|Darin McQuoid||Blog||Reviews||Tutorials||River Directory|
Stars at Castle Lake
Nikon D700, Nikkor 20mm 2.8 @ 160 minutes, F11 ISO 200
There are a lot of challenges to night time photography, especially in cold weather where batteries suffer diminished life. Getting this image required a lot more expensive equipment than I normally use. Extra equipment: Goal0 Sherpa 120, Sherpa UI, Aputure Timer Remote and the EH-5A AC Adapter.
If you want the starts to be moving in a circular motion, point North if you live in North America, and South if in South America. A wide lens will also give it a more circular look, if a telephoto is used they will generally just be curved lines across the sky.

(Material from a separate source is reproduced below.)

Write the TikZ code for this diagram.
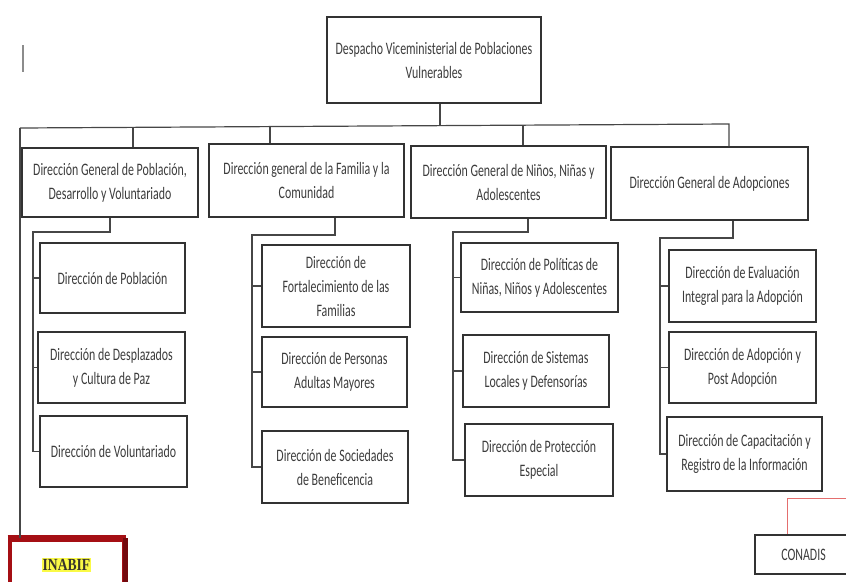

The wider the lens the more you can get away with not being pointed directly North.
The big question is how do you calculate the exposure for a shot like this? I start by taking a 30 second exposure at maximum aperture and as high ISO as need be. This isn't a keeper shot, it is the basis for a little math. My test shot was 30" F2.8, ISO 6400. From there it's simple math, for every step of adjustment to the ISO and aperture, the length of exposure must be adjusted equally. Reducing ISO 6400 to 200 is five stops. So now my exposure time needs to double five times. 30", 1', 2', 4', 8', 16'. Then adjust the aperture; from 2.8, 4, 5.6, 8 , 11: a four stop adjustment. So exposure is lengthened: 16', 32', 64', 128', 256'. My original was brighter than I wanted, so I did some guesswork and dropped the exposure a bit under a stop: from 256 minutes to 160. Now a two and a half hour plus exposure is going to pick up a massive amount of noise and hot pixels, so I split it into ten separate exposures and used the "multiple exposure" feature on the D700, which crapped out of me, forcing me to combine the multiple exposures in photoshop, which is quite easy to do.
If you want one more detail,, it's worth noting that many newer lenses have rounded aperture blades, which will not give you the star shape seen emanating from the van. Instead it would just be a blob of light. These "sun stars" are an added bonus of the older lenses.